Le 20 septembre dernier, le jeune pianiste finno-cubain Anton Mejias a fasciné le nombreux public du cloître des Jacobins avec une seule œuvre musicale réputée difficile d’accès et pourtant fondamentale dans l’histoire de la musique. Avec le livre II du Clavier bien tempéré de Johann Sebastian Bach l’interprète a transcendé avec panache et sagesse cette partition sublime et inventive.
Si Anton Mejias fait ce soir-là ses débuts dans le cadre du Festival Piano aux Jacobins, il s’est pourtant déjà produit à Toulouse sur la scène de l’Opéra national du Capitole. En effet, le 24 février 2023, il accompagnait le grand baryton Matthias Goerne dans une exécution mémorable du Winterreise (Le Voyage d’Hiver) de Franz Schubert. Né en 2001, Anton Mejias est fasciné dès son plus jeune âge par la musique de Bach. Il a fait ses débuts en récital à l’âge de huit ans et, à dix ans, il avait déjà appris l’intégralité du Clavier bien tempéré, livre I ! Il a étudié à l’Académie Sibelius à Helsinki, poursuit actuellement un baccalauréat au Curtis Institute of Music et travaille également avec le grand pianiste Gary Graffman. En août 2023, Anton Mejias a fait ses débuts aux États-Unis avec le Los Angeles Philharmonic au Hollywood Bowl sous la direction de… Tarmo Peltokoski, le nouveau directeur musical de l’Orchestre national du Capitole. Un lien s’est peut-être tissé avec la Ville rose !
Le Clavier bien tempéré — en allemand : Das Wohltemperierte Klavier— BWV 846-893, de Johann Sebastian Bach, se compose de deux cycles de 24 préludes et fugues chacun. Ces deux recueils sont l’une des œuvres les plus importantes dans l’histoire de la musique classique.
Chacun des deux livres propose un prélude et une fugue dans chacun des 12 tons et modes majeur et mineur, soit 24 préludes et fugues, dont l’objectif est à la fois musical, théorique et didactique. Dans les années 1770, Le Clavier bien tempéré commence à influencer la musique : Haydn et Mozart l’ont étudié de près.

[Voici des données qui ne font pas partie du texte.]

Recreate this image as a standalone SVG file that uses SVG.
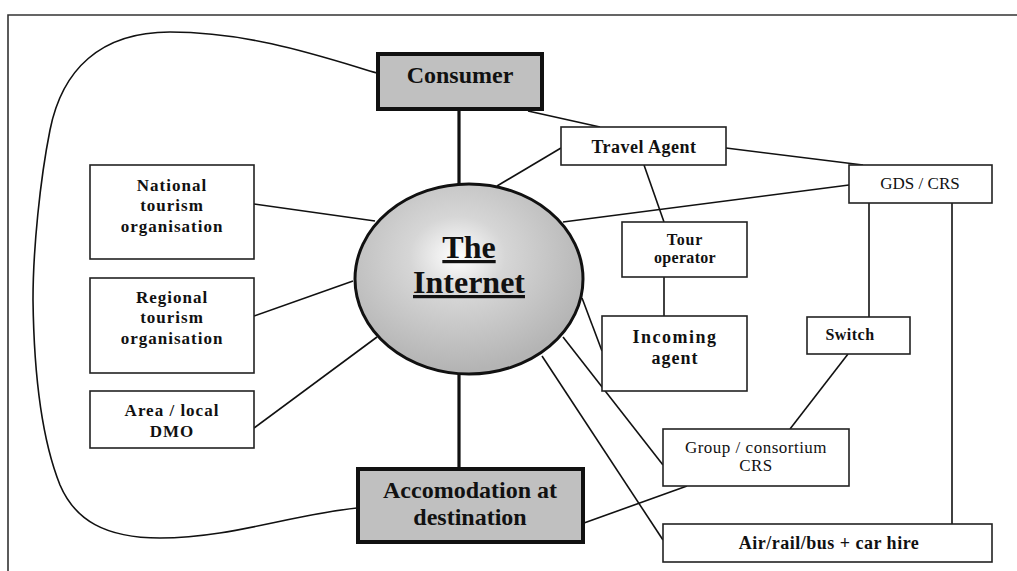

Après avoir joué le Livre I de ce recueil dans son jeune âge, Anton Mejias aborde avec une science, une technique et une musicalité remarquables le second livre (BWV 870-893) dont le manuscrit autographe a été copié entre 1738 et 1743.
S’il fait une seule courte pause après le douzième des vingt-quatre Préludes et Fugues, il enchaîne les pièces avec subtilité et les joue sans partition, ce qui est en soi une véritable performance pour une œuvre aussi complexe de plus de deux heures. Alors que ce Clavier bien tempéré a été conçu pour clavecin, l’interprète prend soin d’utiliser au minimum la pédale de son piano Steinway dont il favorise la clarté de la sonorité. Sous son toucher, la richesse de l’écriture bénéficie d’une lisibilité exemplaire. Aussi bien dans les Préludes que dans les Fugues, la transparence du jeu permet à chaque voix de s’exprimer.
Par ailleurs, l’interprète confère son caractère spécifique à chaque épisode dont il éclaire la structure, jouant, au sens propre du terme, sur la dualité. Parfois la Fugue anime le propos du Prélude, parfois elle le calme. La sérénité alterne avec la vivacité. Le rythme de la danse émerge souvent de son jeu. En résumé, la plus grande diversité fait vivre un texte musical d’une prodigieuse effervescence.
Le temps suspendu, le silence presque religieux qui accompagnent toute cette exécution se meut en une ovation enthousiaste du public à l’issue du dernier Prélude et Fugue de ce second livre. Bien évidemment aucun bis ne saurait rompre l’unité d’un tel ouvrage et les applaudissements prolongés de l’assistance ressemblent avant tout à un chaleureux remerciement.